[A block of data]
++++++

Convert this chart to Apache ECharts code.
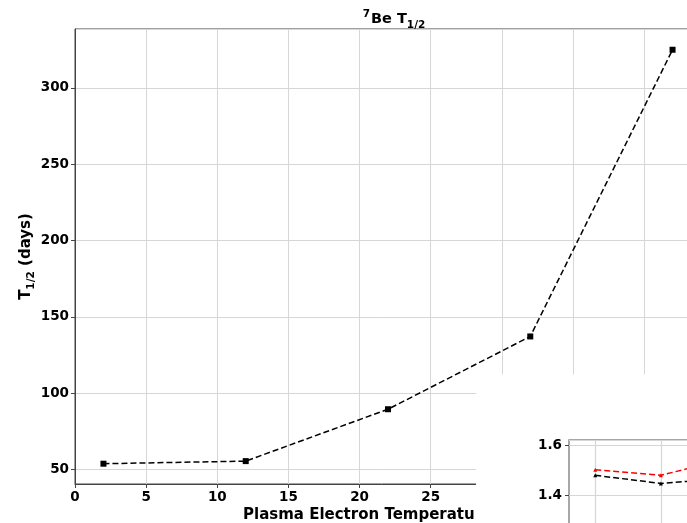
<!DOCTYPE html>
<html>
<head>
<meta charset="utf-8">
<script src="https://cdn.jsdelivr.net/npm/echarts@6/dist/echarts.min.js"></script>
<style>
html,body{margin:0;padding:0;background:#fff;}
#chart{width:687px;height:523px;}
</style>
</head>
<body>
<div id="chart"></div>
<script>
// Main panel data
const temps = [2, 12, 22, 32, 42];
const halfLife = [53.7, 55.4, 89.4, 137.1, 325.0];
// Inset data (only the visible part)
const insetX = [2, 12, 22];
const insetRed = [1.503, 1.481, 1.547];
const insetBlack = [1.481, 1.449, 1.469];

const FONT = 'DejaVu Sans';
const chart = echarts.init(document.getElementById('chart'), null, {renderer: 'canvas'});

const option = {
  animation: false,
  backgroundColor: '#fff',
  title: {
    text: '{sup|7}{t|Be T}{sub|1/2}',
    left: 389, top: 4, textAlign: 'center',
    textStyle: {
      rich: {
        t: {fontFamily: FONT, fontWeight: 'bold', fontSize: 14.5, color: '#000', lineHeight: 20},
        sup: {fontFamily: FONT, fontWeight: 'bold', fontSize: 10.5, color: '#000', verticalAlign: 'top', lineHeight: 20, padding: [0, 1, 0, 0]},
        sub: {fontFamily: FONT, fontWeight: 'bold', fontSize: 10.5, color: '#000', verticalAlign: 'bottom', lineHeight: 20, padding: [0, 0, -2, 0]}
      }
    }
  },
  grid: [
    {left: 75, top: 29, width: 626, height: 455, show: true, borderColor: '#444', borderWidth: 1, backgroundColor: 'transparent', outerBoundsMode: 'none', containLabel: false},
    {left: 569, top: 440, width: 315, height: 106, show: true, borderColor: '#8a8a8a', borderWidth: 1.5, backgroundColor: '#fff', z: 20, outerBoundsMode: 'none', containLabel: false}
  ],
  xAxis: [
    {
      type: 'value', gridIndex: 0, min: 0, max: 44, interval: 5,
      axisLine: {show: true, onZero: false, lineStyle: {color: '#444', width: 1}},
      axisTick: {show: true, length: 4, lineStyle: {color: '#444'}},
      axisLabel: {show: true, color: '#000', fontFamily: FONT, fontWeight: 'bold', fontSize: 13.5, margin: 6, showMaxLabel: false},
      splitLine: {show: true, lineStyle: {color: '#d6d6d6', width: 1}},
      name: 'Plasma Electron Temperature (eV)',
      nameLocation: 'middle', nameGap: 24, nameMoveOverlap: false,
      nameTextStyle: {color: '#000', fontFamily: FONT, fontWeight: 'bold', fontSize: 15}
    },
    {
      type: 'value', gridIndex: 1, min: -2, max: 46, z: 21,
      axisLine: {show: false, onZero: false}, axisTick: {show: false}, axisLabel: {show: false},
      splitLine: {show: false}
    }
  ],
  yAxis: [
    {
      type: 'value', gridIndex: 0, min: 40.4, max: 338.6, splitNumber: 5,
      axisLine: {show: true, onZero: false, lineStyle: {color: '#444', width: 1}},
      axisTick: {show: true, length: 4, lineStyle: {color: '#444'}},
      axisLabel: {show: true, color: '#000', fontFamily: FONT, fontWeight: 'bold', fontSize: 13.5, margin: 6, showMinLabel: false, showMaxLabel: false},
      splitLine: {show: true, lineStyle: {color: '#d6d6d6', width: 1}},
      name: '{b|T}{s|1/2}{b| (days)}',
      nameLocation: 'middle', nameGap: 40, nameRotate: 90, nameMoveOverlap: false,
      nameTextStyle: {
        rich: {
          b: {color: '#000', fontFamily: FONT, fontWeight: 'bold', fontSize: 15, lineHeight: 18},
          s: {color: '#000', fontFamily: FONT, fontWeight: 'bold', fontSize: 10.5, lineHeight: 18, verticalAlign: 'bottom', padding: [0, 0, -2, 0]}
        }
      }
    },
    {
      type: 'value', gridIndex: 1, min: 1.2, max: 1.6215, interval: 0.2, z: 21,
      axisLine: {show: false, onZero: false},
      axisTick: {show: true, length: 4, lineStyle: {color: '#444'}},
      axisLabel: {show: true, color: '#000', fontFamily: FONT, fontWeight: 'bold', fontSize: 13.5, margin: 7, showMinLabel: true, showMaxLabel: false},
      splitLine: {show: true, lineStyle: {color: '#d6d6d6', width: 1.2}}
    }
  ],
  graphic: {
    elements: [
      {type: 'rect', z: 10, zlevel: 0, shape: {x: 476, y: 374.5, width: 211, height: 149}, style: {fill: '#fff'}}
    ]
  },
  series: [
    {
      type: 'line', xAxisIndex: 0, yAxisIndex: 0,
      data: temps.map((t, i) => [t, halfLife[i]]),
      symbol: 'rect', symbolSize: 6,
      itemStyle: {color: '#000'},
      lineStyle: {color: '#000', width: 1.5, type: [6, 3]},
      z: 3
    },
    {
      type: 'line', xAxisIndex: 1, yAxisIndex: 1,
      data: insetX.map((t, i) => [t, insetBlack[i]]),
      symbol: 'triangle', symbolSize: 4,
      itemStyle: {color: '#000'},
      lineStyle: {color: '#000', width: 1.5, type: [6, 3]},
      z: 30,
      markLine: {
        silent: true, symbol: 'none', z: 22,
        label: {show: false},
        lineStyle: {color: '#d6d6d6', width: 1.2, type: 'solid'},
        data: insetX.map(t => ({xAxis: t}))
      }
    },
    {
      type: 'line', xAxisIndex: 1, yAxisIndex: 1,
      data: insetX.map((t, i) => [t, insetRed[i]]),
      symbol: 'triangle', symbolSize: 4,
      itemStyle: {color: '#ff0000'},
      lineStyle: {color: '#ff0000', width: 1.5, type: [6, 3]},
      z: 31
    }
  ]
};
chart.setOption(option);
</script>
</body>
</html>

++++++

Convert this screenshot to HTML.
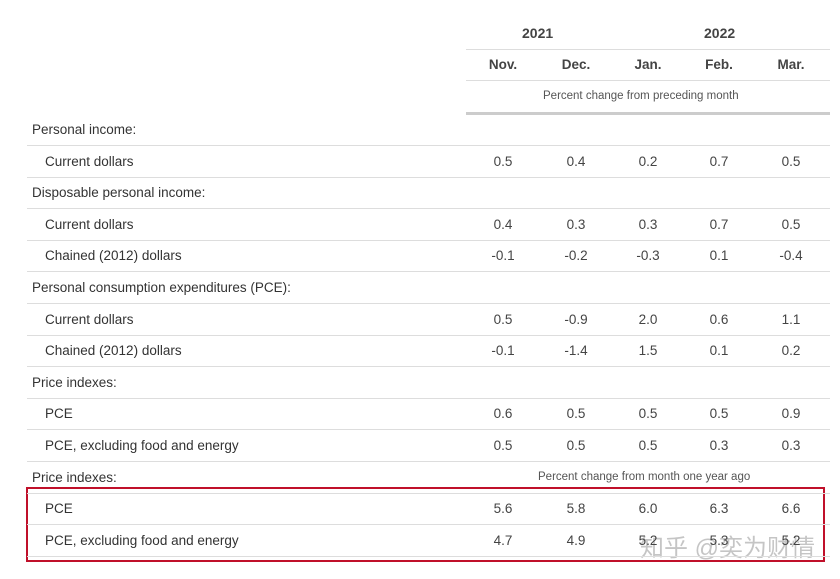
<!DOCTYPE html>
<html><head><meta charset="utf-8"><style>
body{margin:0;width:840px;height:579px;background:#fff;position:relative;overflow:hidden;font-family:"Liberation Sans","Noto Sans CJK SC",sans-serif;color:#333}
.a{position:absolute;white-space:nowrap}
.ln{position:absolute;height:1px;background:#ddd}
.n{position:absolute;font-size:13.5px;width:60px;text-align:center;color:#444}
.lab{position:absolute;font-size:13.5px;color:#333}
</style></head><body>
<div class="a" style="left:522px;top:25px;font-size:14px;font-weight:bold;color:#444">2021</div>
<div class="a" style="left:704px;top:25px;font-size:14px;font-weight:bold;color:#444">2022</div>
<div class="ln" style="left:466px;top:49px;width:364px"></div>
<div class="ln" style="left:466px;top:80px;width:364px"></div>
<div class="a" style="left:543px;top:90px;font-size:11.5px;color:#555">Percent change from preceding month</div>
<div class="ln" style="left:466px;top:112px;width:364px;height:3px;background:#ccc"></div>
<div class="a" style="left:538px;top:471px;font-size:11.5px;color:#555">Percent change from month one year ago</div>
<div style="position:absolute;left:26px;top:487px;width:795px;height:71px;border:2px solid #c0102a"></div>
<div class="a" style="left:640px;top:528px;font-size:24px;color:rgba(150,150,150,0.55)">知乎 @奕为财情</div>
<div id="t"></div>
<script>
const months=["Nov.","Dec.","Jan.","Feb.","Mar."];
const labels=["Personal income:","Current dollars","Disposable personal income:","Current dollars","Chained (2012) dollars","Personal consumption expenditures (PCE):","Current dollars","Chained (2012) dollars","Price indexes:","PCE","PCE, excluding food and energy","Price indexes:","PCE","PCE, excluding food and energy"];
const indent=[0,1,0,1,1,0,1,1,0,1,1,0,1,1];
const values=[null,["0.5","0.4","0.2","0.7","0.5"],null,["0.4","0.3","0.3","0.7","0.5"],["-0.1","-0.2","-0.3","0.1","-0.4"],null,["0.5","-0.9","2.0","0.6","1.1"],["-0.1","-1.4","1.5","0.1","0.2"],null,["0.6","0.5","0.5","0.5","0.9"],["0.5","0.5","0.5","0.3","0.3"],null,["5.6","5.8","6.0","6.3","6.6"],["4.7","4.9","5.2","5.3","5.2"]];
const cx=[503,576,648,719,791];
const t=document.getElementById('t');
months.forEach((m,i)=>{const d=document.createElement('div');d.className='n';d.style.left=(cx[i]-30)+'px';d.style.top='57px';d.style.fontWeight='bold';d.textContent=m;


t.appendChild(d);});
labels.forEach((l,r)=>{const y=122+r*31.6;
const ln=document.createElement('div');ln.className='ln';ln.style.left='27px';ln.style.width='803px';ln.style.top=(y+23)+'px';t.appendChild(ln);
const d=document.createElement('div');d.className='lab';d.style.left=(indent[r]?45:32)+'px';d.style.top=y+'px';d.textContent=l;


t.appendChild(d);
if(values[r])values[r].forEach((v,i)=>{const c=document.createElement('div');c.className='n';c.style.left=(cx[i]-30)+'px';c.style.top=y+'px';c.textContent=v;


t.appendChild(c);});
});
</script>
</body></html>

++++++

*Set exercise*
Scan the material above. Extract every line in which the word "Convert" occurs.

*Response*
Convert this chart to Apache ECharts code.
Convert this screenshot to HTML.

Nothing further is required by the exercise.